_EXERCISE DETAILS_.
Look through the data below and extract, unchanged, the lines from the one that contains "Generate a Python" to the one that contains "ax.yaxis.set_minor_locator(MultipleLocator(0.2))", both included.

_TASK DATA_.
↓↓↓
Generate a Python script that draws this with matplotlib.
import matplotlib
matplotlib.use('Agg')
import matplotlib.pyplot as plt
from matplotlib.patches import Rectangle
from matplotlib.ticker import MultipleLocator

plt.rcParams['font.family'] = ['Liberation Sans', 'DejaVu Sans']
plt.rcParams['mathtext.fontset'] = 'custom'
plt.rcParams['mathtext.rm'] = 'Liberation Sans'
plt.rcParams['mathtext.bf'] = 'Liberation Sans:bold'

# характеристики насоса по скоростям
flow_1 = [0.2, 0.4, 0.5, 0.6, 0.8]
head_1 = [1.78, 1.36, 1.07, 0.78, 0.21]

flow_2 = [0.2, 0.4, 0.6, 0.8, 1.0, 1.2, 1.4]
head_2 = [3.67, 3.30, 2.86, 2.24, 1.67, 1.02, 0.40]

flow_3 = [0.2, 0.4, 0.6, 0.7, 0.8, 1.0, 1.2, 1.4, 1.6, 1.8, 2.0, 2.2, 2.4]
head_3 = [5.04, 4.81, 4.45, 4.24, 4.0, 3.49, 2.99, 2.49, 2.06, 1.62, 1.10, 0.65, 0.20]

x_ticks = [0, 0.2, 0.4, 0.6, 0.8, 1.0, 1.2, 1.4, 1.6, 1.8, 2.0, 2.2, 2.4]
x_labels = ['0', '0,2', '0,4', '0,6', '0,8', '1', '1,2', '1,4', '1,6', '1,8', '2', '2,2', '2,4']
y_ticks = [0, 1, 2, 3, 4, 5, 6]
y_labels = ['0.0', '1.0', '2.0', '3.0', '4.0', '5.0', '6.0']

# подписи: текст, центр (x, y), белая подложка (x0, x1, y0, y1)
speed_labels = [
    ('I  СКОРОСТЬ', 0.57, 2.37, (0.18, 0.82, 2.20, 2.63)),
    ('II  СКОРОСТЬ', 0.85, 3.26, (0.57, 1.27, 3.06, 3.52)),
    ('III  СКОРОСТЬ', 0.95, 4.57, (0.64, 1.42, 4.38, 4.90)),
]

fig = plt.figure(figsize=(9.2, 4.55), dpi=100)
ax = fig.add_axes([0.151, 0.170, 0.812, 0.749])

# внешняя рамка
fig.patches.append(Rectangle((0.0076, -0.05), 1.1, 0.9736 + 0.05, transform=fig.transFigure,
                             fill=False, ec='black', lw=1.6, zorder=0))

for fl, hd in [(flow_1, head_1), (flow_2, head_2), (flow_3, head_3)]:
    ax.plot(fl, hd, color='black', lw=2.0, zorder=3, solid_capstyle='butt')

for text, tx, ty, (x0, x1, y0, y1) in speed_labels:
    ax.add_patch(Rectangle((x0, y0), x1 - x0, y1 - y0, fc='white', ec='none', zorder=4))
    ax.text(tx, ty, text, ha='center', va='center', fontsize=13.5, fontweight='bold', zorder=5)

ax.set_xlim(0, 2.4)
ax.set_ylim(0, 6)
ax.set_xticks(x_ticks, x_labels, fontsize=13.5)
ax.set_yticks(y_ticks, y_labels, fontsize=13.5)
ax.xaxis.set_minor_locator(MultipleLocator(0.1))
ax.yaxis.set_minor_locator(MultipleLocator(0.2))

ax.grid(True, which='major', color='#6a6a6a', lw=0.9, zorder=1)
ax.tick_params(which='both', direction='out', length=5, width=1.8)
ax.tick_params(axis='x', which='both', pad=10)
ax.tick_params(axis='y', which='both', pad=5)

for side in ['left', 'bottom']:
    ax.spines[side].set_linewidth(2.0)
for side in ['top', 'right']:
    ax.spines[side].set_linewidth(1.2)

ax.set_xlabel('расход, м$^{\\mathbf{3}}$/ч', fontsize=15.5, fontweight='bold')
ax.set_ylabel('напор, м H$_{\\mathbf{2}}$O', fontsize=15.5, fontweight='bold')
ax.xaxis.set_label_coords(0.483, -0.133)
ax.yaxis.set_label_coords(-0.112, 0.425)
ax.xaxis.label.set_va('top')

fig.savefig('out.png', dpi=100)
↑↑↑
↓↓↓
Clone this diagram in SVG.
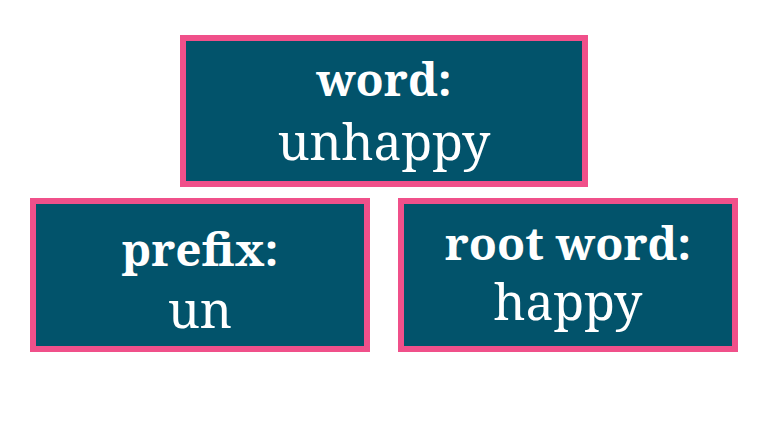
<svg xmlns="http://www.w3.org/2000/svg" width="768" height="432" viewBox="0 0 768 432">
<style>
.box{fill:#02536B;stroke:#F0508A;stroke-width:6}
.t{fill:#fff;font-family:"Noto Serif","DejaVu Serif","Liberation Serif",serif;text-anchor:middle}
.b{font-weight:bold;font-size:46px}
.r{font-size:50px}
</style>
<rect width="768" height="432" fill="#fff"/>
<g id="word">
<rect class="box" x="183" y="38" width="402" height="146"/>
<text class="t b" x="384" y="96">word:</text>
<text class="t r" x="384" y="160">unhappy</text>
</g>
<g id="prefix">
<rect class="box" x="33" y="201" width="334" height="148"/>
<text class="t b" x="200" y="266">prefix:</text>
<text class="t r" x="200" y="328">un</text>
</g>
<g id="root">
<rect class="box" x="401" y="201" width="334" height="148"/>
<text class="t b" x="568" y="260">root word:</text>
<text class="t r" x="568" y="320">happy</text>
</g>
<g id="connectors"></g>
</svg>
↑↑↑
↓↓↓
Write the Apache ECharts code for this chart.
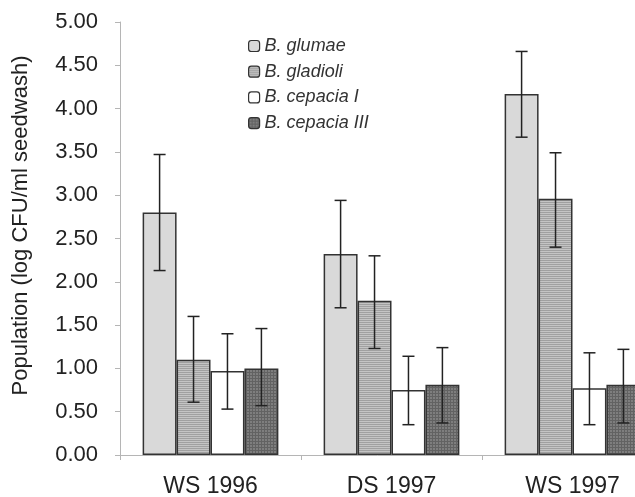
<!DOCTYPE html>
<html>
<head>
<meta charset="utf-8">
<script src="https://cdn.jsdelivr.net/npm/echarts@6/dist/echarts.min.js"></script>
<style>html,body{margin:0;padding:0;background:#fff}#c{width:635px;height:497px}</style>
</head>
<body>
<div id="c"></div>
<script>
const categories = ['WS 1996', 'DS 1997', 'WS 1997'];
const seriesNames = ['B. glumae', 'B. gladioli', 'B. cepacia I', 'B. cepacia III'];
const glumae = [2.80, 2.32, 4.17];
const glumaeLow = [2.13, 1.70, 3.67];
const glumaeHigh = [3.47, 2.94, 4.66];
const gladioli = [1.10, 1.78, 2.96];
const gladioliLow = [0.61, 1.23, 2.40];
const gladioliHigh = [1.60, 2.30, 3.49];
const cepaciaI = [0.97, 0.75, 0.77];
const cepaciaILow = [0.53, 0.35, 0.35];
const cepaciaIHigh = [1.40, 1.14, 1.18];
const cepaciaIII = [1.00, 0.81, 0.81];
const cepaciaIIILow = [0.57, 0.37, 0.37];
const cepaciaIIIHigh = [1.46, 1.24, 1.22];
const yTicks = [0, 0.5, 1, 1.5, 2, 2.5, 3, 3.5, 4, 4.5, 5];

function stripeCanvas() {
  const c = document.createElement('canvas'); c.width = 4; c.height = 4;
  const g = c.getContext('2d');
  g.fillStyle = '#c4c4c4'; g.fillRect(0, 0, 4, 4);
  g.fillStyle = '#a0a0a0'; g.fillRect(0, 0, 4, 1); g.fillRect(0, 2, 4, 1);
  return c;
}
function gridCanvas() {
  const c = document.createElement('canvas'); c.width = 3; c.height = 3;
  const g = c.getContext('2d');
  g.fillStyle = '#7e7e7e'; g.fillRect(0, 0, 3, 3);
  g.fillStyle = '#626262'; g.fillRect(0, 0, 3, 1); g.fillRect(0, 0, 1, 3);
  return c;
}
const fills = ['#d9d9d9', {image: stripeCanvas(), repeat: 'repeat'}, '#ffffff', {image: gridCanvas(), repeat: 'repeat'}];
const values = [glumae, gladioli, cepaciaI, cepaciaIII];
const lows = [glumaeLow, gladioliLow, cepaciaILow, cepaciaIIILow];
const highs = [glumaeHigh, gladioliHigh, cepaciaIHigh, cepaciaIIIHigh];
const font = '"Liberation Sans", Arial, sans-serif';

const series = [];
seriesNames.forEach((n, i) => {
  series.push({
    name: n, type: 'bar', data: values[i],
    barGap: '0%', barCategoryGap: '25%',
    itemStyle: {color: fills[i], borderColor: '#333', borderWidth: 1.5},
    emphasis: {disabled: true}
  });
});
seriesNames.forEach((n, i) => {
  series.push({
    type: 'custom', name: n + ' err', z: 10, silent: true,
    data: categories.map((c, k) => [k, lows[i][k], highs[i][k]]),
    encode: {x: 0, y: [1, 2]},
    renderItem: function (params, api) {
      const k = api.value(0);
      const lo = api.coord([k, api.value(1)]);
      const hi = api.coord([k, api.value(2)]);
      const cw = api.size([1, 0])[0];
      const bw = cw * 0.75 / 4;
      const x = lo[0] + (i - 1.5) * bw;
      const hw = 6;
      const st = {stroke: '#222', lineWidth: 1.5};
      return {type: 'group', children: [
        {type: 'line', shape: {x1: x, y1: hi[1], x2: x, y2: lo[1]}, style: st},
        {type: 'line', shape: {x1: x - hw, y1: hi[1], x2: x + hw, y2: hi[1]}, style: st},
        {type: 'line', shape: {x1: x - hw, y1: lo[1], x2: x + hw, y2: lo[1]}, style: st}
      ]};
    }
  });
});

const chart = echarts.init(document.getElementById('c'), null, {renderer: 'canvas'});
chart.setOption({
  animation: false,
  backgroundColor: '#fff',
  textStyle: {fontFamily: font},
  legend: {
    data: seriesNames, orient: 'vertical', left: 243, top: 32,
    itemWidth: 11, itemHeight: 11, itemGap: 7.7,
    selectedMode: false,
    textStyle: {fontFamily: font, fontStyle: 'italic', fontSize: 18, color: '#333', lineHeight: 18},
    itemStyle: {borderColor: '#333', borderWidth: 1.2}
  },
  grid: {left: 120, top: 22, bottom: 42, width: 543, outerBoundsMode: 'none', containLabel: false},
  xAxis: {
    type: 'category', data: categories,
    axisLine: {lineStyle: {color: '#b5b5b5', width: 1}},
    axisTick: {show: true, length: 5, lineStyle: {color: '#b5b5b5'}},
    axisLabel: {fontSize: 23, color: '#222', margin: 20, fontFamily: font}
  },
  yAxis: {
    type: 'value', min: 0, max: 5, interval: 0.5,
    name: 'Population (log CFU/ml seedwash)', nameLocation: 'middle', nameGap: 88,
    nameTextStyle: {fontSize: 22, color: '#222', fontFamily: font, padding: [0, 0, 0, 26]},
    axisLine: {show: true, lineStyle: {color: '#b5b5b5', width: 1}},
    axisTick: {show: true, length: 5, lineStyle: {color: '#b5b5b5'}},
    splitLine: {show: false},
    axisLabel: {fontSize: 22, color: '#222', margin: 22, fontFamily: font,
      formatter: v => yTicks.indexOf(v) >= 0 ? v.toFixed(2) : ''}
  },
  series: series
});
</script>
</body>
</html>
↑↑↑
_RESULT OF THE EXERCISE_.
Generate a Python script that draws this with matplotlib.
import matplotlib
matplotlib.use('Agg')
import matplotlib.pyplot as plt
from matplotlib.patches import Rectangle
from matplotlib.ticker import MultipleLocator

plt.rcParams['font.family'] = ['Liberation Sans', 'DejaVu Sans']
plt.rcParams['mathtext.fontset'] = 'custom'
plt.rcParams['mathtext.rm'] = 'Liberation Sans'
plt.rcParams['mathtext.bf'] = 'Liberation Sans:bold'

# характеристики насоса по скоростям
flow_1 = [0.2, 0.4, 0.5, 0.6, 0.8]
head_1 = [1.78, 1.36, 1.07, 0.78, 0.21]

flow_2 = [0.2, 0.4, 0.6, 0.8, 1.0, 1.2, 1.4]
head_2 = [3.67, 3.30, 2.86, 2.24, 1.67, 1.02, 0.40]

flow_3 = [0.2, 0.4, 0.6, 0.7, 0.8, 1.0, 1.2, 1.4, 1.6, 1.8, 2.0, 2.2, 2.4]
head_3 = [5.04, 4.81, 4.45, 4.24, 4.0, 3.49, 2.99, 2.49, 2.06, 1.62, 1.10, 0.65, 0.20]

x_ticks = [0, 0.2, 0.4, 0.6, 0.8, 1.0, 1.2, 1.4, 1.6, 1.8, 2.0, 2.2, 2.4]
x_labels = ['0', '0,2', '0,4', '0,6', '0,8', '1', '1,2', '1,4', '1,6', '1,8', '2', '2,2', '2,4']
y_ticks = [0, 1, 2, 3, 4, 5, 6]
y_labels = ['0.0', '1.0', '2.0', '3.0', '4.0', '5.0', '6.0']

# подписи: текст, центр (x, y), белая подложка (x0, x1, y0, y1)
speed_labels = [
    ('I  СКОРОСТЬ', 0.57, 2.37, (0.18, 0.82, 2.20, 2.63)),
    ('II  СКОРОСТЬ', 0.85, 3.26, (0.57, 1.27, 3.06, 3.52)),
    ('III  СКОРОСТЬ', 0.95, 4.57, (0.64, 1.42, 4.38, 4.90)),
]

fig = plt.figure(figsize=(9.2, 4.55), dpi=100)
ax = fig.add_axes([0.151, 0.170, 0.812, 0.749])

# внешняя рамка
fig.patches.append(Rectangle((0.0076, -0.05), 1.1, 0.9736 + 0.05, transform=fig.transFigure,
                             fill=False, ec='black', lw=1.6, zorder=0))

for fl, hd in [(flow_1, head_1), (flow_2, head_2), (flow_3, head_3)]:
    ax.plot(fl, hd, color='black', lw=2.0, zorder=3, solid_capstyle='butt')

for text, tx, ty, (x0, x1, y0, y1) in speed_labels:
    ax.add_patch(Rectangle((x0, y0), x1 - x0, y1 - y0, fc='white', ec='none', zorder=4))
    ax.text(tx, ty, text, ha='center', va='center', fontsize=13.5, fontweight='bold', zorder=5)

ax.set_xlim(0, 2.4)
ax.set_ylim(0, 6)
ax.set_xticks(x_ticks, x_labels, fontsize=13.5)
ax.set_yticks(y_ticks, y_labels, fontsize=13.5)
ax.xaxis.set_minor_locator(MultipleLocator(0.1))
ax.yaxis.set_minor_locator(MultipleLocator(0.2))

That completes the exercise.